Wednesday August 3rd, 2016   •   Posted by K. Lloyd Billingsley at 8:40am PDT   •  

CA Piggy Bank_MLRob Feckner, president of the CalPERS board of administration, has heard stories that all is not well with the massive pension fund, with assets of more than $301 billion. “Nothing could be further from the truth,” writes Feckner in the Sacramento Bee. “Let me tell you why.” Investment returns for fiscal year July 1, 2015 to June 30, 2016 were “just shy of 1 percent, a small but significant achievement in a year of extraordinarily turbulent and volatile global markets.” Last year CalPERS “put a policy in place to incrementally lower our discount rate, currently at 7.5 percent, in years of good investment returns.” It’s all working well and CalPERS retirement plans are “also a powerful financial engine,” generating “nearly $27 billion in economic activity every year, stimulating business growth, generating tax receipts and supporting more than 360,000 jobs in our local communities.”

For a different perspective, taxpayers might consider former San Jose mayor Chuck Reed. According to the latest numbers, CalPERS “failed to make enough money to meet its obligations in the last fiscal year,” and is “now more than $100 billion short of having enough money to pay pension obligations for government workers and retirees, despite massive increases in payments to CalPERS by state and local governments.” Reed traces this back to 1999, when the legislature granted retroactive pension increases to government employees, claiming this could be done “without it costing a dime of additional taxpayer money.” It couldn’t.

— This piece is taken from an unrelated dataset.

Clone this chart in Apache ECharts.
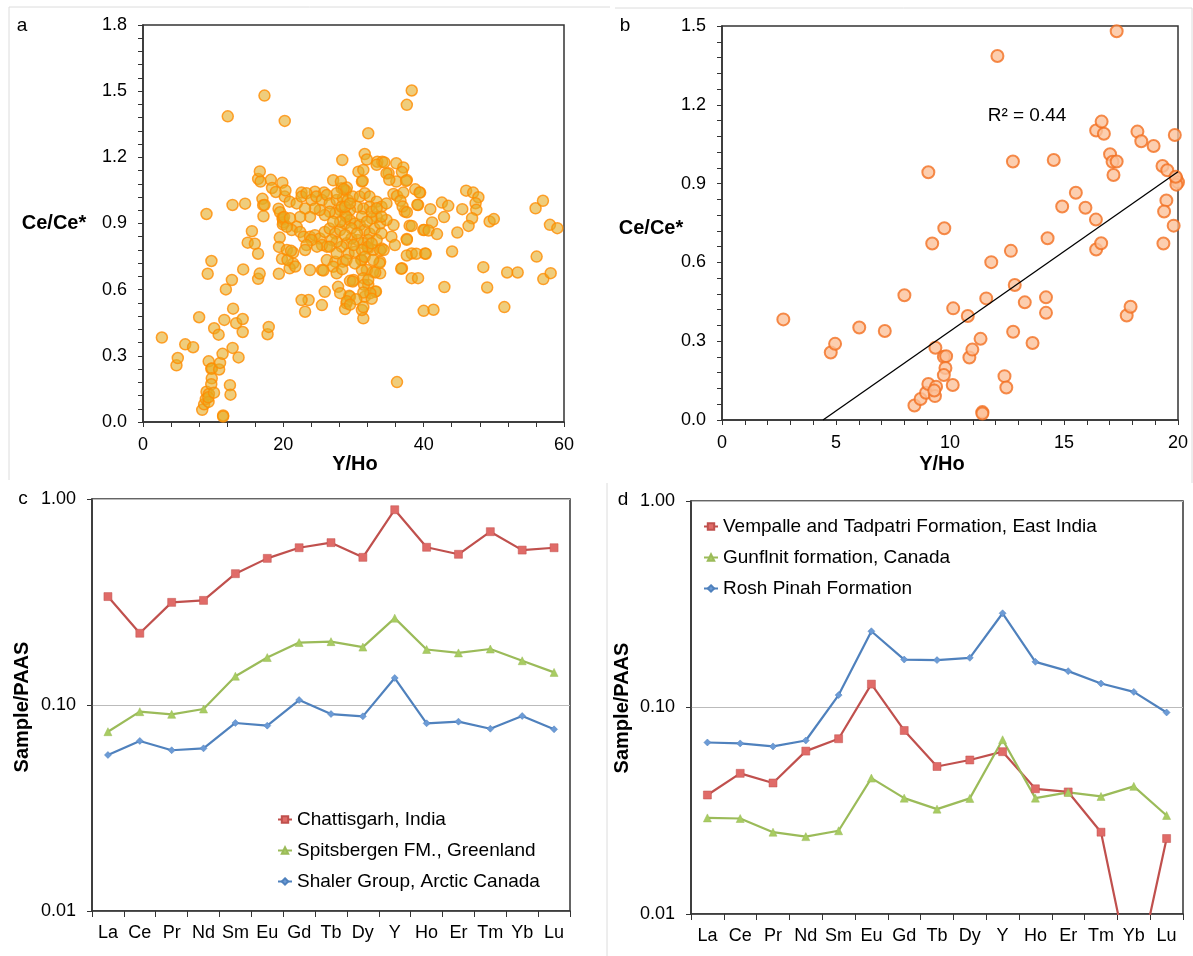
<!DOCTYPE html>
<html>
<head>
<meta charset="utf-8">
<title>Ce anomaly and REE patterns</title>
<script src="https://cdn.jsdelivr.net/npm/echarts@6/dist/echarts.min.js"></script>
<style>
  html, body { margin: 0; padding: 0; background: #fff; }
  #main { width: 1193px; height: 956px; }
</style>
</head>
<body>
<div id="main"></div>
<script>
// ---- data ----
// Y/Ho vs Ce/Ce* samples with Y/Ho <= 20 (shown in both panel a and b)
const ptsLow = [
  [2.69,0.383],[4.77,0.257],[4.96,0.290],[6.02,0.352],[7.14,0.339],[8.0,0.475],[8.44,0.055],[8.71,0.080],
  [8.95,0.104],[9.05,0.137],[9.05,0.943],[9.22,0.672],[9.36,0.275],[9.39,0.127],[9.34,0.091],[9.31,0.112],
  [9.75,0.730],[9.73,0.241],[9.83,0.243],[9.80,0.198],[9.73,0.171],[10.12,0.133],[10.14,0.425],[10.78,0.396],
  [10.85,0.238],[10.98,0.268],[11.34,0.309],[11.42,0.030],[11.42,0.025],[11.59,0.463],[11.81,0.601],[12.08,1.386],
  [12.39,0.167],[12.47,0.124],[12.67,0.644],[12.76,0.984],[12.77,0.336],[12.84,0.514],[13.28,0.448],[13.62,0.293],
  [14.21,0.467],[14.21,0.408],[14.28,0.692],[14.55,0.990],[14.92,0.813],[15.52,0.865],[15.94,0.808],[16.40,0.763],
  [16.41,0.649],[16.63,0.673],[16.41,1.102],[16.65,1.136],[16.75,1.090],[17.02,1.012],[17.13,0.983],[17.31,0.984],
  [17.17,0.933],[17.31,1.480],[17.75,0.398],[17.92,0.431],[18.22,1.098],[18.39,1.061],[18.93,1.043],[19.32,0.967],
  [19.53,0.951],[19.49,0.836],[19.39,0.794],[19.36,0.672],[19.81,0.740],[19.86,1.085],[19.93,0.919],[20.0,0.905],
  [19.93,0.896],[19.90,0.926]
];
// samples with Y/Ho > 20 (panel a only)
const ptsHigh = [
  [28.4,1.188],[31.6,1.215],[31.9,1.19],[33.4,1.18],[34.1,1.18],[35.0,1.128],[22.6,1.04],[24.5,1.044],
  [25.8,1.04],[27.1,1.096],[28.3,1.06],[28.9,1.049],[30.7,1.135],[31.2,1.09],[34.7,1.127],[36.1,1.09],
  [37.6,1.097],[38.8,1.055],[39.5,1.04],[39.2,0.984],[37.3,0.954],[38.0,0.89],[39.95,0.87],[37.6,0.83],
  [38.3,0.764],[40.2,0.764],[36.9,0.697],[38.3,0.652],[39.2,0.652],[35.7,0.893],[35.4,0.84],[35.9,0.802],
  [34.0,0.787],
  [20.2,1.022],[20.9,0.999],[21.9,0.991],[22.6,1.022],[23.3,1.037],[24.0,1.006],[24.7,1.022],[25.5,1.006],
  [26.2,1.029],[26.6,0.991],[27.6,1.006],[28.5,1.014],[29.2,1.006],[29.9,1.022],[30.9,1.022],[31.6,1.037],
  [32.3,1.022],[33.3,0.999],[34.0,0.976],[34.7,0.991],[32.3,0.976],[31.4,0.968],[30.5,0.976],[29.5,0.961],
  [28.8,0.938],[28.1,0.961],[27.4,0.946],[26.6,0.953],[25.9,0.938],[25.2,0.961],[24.5,0.968],[23.8,0.93],
  [23.1,0.968],[22.4,0.93],[21.9,0.885],[21.2,0.87],[20.1,0.93],[20.5,0.885],[22.4,0.862],[22.9,0.84],
  [23.8,0.84],[24.5,0.847],[25.2,0.832],[25.9,0.862],[26.6,0.877],[27.4,0.855],[28.1,0.87],[28.8,0.9],
  [29.5,0.915],[30.2,0.9],[30.9,0.893],[31.6,0.87],[32.3,0.855],[33.0,0.877],[33.8,0.9],[33.3,0.93],
  [32.6,0.923],[32.1,0.825],[31.4,0.81],[30.6,0.825],[29.7,0.832],[29.0,0.81],[28.3,0.795],[27.6,0.817],
  [26.9,0.825],[26.2,0.795],[25.5,0.802],[24.8,0.795],[24.0,0.825],[23.3,0.802],[23.1,0.78],[26.2,0.734],
  [27.4,0.727],[28.5,0.727],[29.3,0.764],[30.2,0.772],[31.2,0.734],[32.1,0.787],[32.8,0.78],[33.8,0.727],
  [33.8,0.674],[32.8,0.681],[31.9,0.689],[31.2,0.689],[30.0,0.644],[31.4,0.652],[32.1,0.621],[33.1,0.591],
  [31.6,0.568],[29.5,0.568],[29.0,0.538],[27.8,0.613],[25.9,0.59],[25.5,0.53],[23.6,0.553],[23.1,0.5],
  [22.6,0.553],[21.4,0.719],[20.9,0.697],[23.8,0.689],[25.5,0.689],[27.1,0.704],[27.6,0.674],[31.4,0.47],
  [31.2,0.508],
  [20.5,0.78],[20.6,0.735],[21.4,0.768],[20.95,0.924],[20.3,1.05],
  [38.3,1.503],[37.6,1.438],[20.2,1.365],[32.1,1.309],[36.2,0.181],
  [31.4,1.143],[31.3,1.093],[33.3,1.166],[34.4,1.177],[35.1,1.098],[36.1,1.173],[37.1,1.154],[36.9,1.133],
  [37.5,1.093],[28.2,1.09],[29.05,1.063],[28.6,1.056],[35.7,1.034],[36.2,1.025],[37.1,1.04],[39.4,1.04],
  [36.7,1.003],[37.0,0.977],[37.6,0.951],[39.1,0.985],[40.95,0.965],[42.6,0.995],[43.5,0.98],[42.9,0.929],
  [41.2,0.905],[40.1,0.871],[40.7,0.868],[41.9,0.852],[38.3,0.889],[37.6,0.826],[44.8,0.859],[45.5,0.965],
  [46.05,1.049],[47.05,1.04],[47.8,1.019],[47.4,0.992],[47.5,0.962],[46.9,0.924],[46.4,0.889],[49.4,0.909],
  [50.0,0.92],[55.95,0.969],[57.0,1.003],[58.0,0.894],[59.05,0.879],[37.6,0.755],[38.95,0.763],[40.3,0.763],
  [44.05,0.773],[36.8,0.695],[42.95,0.612],[40.0,0.504],[41.4,0.509],[48.5,0.702],[49.05,0.61],[51.5,0.521],
  [51.9,0.678],[53.4,0.678],[56.1,0.75],[57.05,0.648],[58.1,0.675],
  [33.2,0.592],[32.4,0.584],[32.6,0.559],[31.5,0.622],[31.4,0.587],[31.4,0.521],[29.5,0.64],[29.9,0.637],
  [29.4,0.572],[29.05,0.547],[30.4,0.557],[28.8,0.512],[29.5,0.532],[28.1,0.584],[33.8,0.778],[33.7,0.72],
  [33.1,0.678],[32.1,0.645],[31.1,0.735],[32.0,0.793],[28.4,0.693],[25.7,0.687],[21.7,0.705],[21.1,0.776],
  // dense core
  [27.6,1.037],[28.3,0.976],[29.0,0.931],[29.7,0.878],[30.5,0.855],[31.2,0.931],[31.9,0.908],[32.6,0.953],
  [33.3,0.969],[34.0,0.855],[33.3,0.825],[32.6,0.81],[31.2,0.78],[30.0,0.802],[28.8,0.848],[28.1,0.908],
  [27.1,0.908],[26.6,0.795],[27.6,0.765],[29.0,0.734],[30.2,0.719],[31.6,0.749],[32.8,0.734],[34.3,0.78],
  [34.7,0.916],[34.0,0.931],[28.8,0.976],[29.5,0.991]
];
// linear fit shown in panel b (R² = 0.44)
const trendB = [[4.43, 0], [20, 0.945]];

// REE normalised to PAAS
const ree = ['La','Ce','Pr','Nd','Sm','Eu','Gd','Tb','Dy','Y','Ho','Er','Tm','Yb','Lu'];
const chattisgarh = [0.336,0.223,0.315,0.322,0.434,0.515,0.580,0.614,0.521,0.887,0.583,0.539,0.694,0.565,0.580];
const spitsbergen = [0.0742,0.0928,0.0901,0.0956,0.138,0.170,0.201,0.203,0.191,0.264,0.186,0.179,0.187,0.164,0.144];
const shaler = [0.0572,0.0669,0.0603,0.0616,0.0818,0.0794,0.1057,0.0904,0.0881,0.1352,0.0815,0.0830,0.0767,0.0884,0.0762];
const vempalle = [0.0377,0.048,0.0431,0.0615,0.0706,0.1298,0.0774,0.0518,0.0557,0.0611,0.0404,0.039,0.0249,0.0043,0.0232];
const gunflint = [0.0292,0.0290,0.0249,0.0237,0.0253,0.0455,0.0364,0.0322,0.0363,0.0698,0.0364,0.0388,0.0371,0.0415,0.030];
const roshPinah = [0.0677,0.0670,0.0648,0.0692,0.1148,0.234,0.1707,0.1696,0.174,0.286,0.1664,0.150,0.1306,0.119,0.0946];

// ---- chart ----
var chart = echarts.init(document.getElementById('main'));
const font = 'Liberation Sans, Arial, Helvetica, sans-serif';
const axisCol = '#333';

function valAxis(grid, min, max, interval, digits, isX) {
  return {
    gridIndex: grid, type: 'value', min: min, max: max, interval: interval,
    axisLine: { show: true, onZero: false, lineStyle: { color: axisCol, width: 1.5 } },
    axisTick: { show: true, inside: false, length: 5, lineStyle: { color: axisCol } },
    minorTick: { show: true, splitNumber: 5, length: 5, lineStyle: { color: axisCol } },
    splitLine: { show: false },
    axisLabel: {
      fontSize: 18, color: '#000', fontFamily: font, margin: isX ? 14 : 16,
      formatter: function (v) { return digits ? v.toFixed(digits) : String(v); }
    }
  };
}
function catAxis(grid) {
  return {
    gridIndex: grid, type: 'category', data: ree, boundaryGap: true,
    axisLine: { show: true, lineStyle: { color: axisCol, width: 1.5 } },
    axisTick: { show: true, interval: 0, alignWithLabel: false, length: 6, lineStyle: { color: axisCol } },
    axisLabel: { interval: 0, fontSize: 18, color: '#000', fontFamily: font, margin: 13 },
    splitLine: { show: false }
  };
}
function logAxis(grid) {
  return {
    gridIndex: grid, type: 'log', logBase: 10, min: 0.01, max: 1,
    axisLine: { show: true, lineStyle: { color: axisCol, width: 1.5 } },
    axisTick: { show: true, length: 5, lineStyle: { color: axisCol } },
    splitLine: { show: true, lineStyle: { color: '#bbb', width: 1 } },
    axisLabel: { fontSize: 18, color: '#000', fontFamily: font, margin: 16,
      formatter: function (v) { return v.toFixed(2); } }
  };
}
function reeLine(name, data, grid, kind) {
  const st = {
    red:   { line: '#C0504D', fill: '#E06B68', symbol: 'rect', size: 8 },
    green: { line: '#9BBB59', fill: '#A8CC62', symbol: 'triangle', size: 8 },
    blue:  { line: '#4F81BD', fill: '#6C9BD6', symbol: 'diamond', size: 7 }
  }[kind];
  return {
    name: name, type: 'line', xAxisIndex: grid, yAxisIndex: grid, data: data,
    symbol: st.symbol, symbolSize: st.size, showSymbol: true, clip: true,
    lineStyle: { color: st.line, width: 2.2 },
    itemStyle: { color: st.fill, borderColor: st.line, borderWidth: 0.5 }
  };
}
const gridBase = { show: true, borderColor: '#333', borderWidth: 1.5, backgroundColor: 'transparent',
  containLabel: false, outerBoundsMode: 'none' };
const legendBase = {
  orient: 'vertical', itemGap: 12, itemWidth: 14, itemHeight: 8,
  textStyle: { fontSize: 19, color: '#000', fontFamily: font }
};
function label(text, x, y, opts) {
  opts = opts || {};
  return {
    type: 'text', x: x, y: y, rotation: opts.rot || 0, z: 10,
    style: { text: text, fill: '#000', textAlign: 'center', verticalAlign: 'middle',
      font: (opts.bold ? 'bold ' : '') + (opts.size || 18) + 'px ' + font }
  };
}
function frameLine(x1, y1, x2, y2) {
  return { type: 'line', shape: { x1: x1, y1: y1, x2: x2, y2: y2 }, style: { stroke: '#dcdcdc', lineWidth: 1 }, z: 0 };
}

chart.setOption({
  animation: false,
  backgroundColor: '#fff',
  textStyle: { fontFamily: font },
  grid: [
    Object.assign({ left: 143, top: 25, width: 421, height: 397 }, gridBase),
    Object.assign({ left: 722, top: 26, width: 456, height: 394 }, gridBase),
    Object.assign({ left: 92, top: 499, width: 478, height: 412 }, gridBase),
    Object.assign({ left: 691, top: 501, width: 492, height: 413 }, gridBase)
  ],
  xAxis: [
    valAxis(0, 0, 60, 20, 0, true),
    valAxis(1, 0, 20, 5, 0, true),
    catAxis(2),
    catAxis(3)
  ],
  yAxis: [
    valAxis(0, 0, 1.8, 0.3, 1, false),
    valAxis(1, 0, 1.5, 0.3, 1, false),
    logAxis(2),
    logAxis(3)
  ],
  legend: [
    Object.assign({ data: ['Chattisgarh, India', 'Spitsbergen FM., Greenland', 'Shaler Group, Arctic Canada'],
      left: 272, top: 805 }, legendBase),
    Object.assign({ data: ['Vempalle and Tadpatri Formation, East India', 'Gunflnit formation, Canada', 'Rosh Pinah Formation'],
      left: 698, top: 512 }, legendBase)
  ],
  series: [
    {
      type: 'scatter', xAxisIndex: 0, yAxisIndex: 0, data: ptsLow.concat(ptsHigh),
      symbolSize: 11,
      itemStyle: { color: 'rgba(228,172,36,0.75)', borderColor: '#FF8C00', borderWidth: 1.5 }
    },
    {
      type: 'scatter', xAxisIndex: 1, yAxisIndex: 1, data: ptsLow,
      symbolSize: 12,
      itemStyle: { color: '#FBC29B', borderColor: '#F36F21', borderWidth: 2 }
    },
    {
      type: 'line', xAxisIndex: 1, yAxisIndex: 1, data: trendB, z: 5,
      showSymbol: false, symbol: 'none', lineStyle: { color: '#000', width: 1.3 }
    },
    reeLine('Chattisgarh, India', chattisgarh, 2, 'red'),
    reeLine('Spitsbergen FM., Greenland', spitsbergen, 2, 'green'),
    reeLine('Shaler Group, Arctic Canada', shaler, 2, 'blue'),
    reeLine('Vempalle and Tadpatri Formation, East India', vempalle, 3, 'red'),
    reeLine('Gunflnit formation, Canada', gunflint, 3, 'green'),
    reeLine('Rosh Pinah Formation', roshPinah, 3, 'blue')
  ],
  graphic: [
    frameLine(9, 7, 610, 7), frameLine(9, 7, 9, 480),
    frameLine(615, 8, 1192, 8), frameLine(1192, 8, 1192, 483),
    frameLine(607, 483, 607, 956),
    label('a', 22, 26, { size: 19 }), label('b', 625, 26, { size: 19 }),
    label('c', 23, 499, { size: 19 }), label('d', 623, 500, { size: 19 }),
    label('Ce/Ce*', 54, 223, { bold: true, size: 20 }),
    label('Ce/Ce*', 651, 228, { bold: true, size: 20 }),
    label('Y/Ho', 355, 464, { bold: true, size: 20 }),
    label('Y/Ho', 942, 464, { bold: true, size: 20 }),
    label('R² = 0.44', 1027, 116, { size: 19 }),
    label('Sample/PAAS', 22, 707, { bold: true, size: 20, rot: Math.PI / 2 }),
    label('Sample/PAAS', 622, 708, { bold: true, size: 20, rot: Math.PI / 2 })
  ]
});
</script>
</body>
</html>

As Dan Walters of the Sacramento Bee notes, CalPERS and other pension funds have yet to recover from the recession “and they’re sharply raising mandatory ‘contributions’ from state and local governments to cover the gaps left by meager investment earnings.” Outlays will continue to outstrip inflow making pension funds “even more dependent on investment earnings or taxpayers to close the gaps.” Californian’s unfunded pension debt is “at least $300 billion now” and as much as $1 trillion with lower earnings assumptions, not counting “another $100 billion-plus in unfunded obligations for retiree health care.”

The pension crisis is getting worse, and taxpayers can’t trust CalPERS bosses to tell the truth.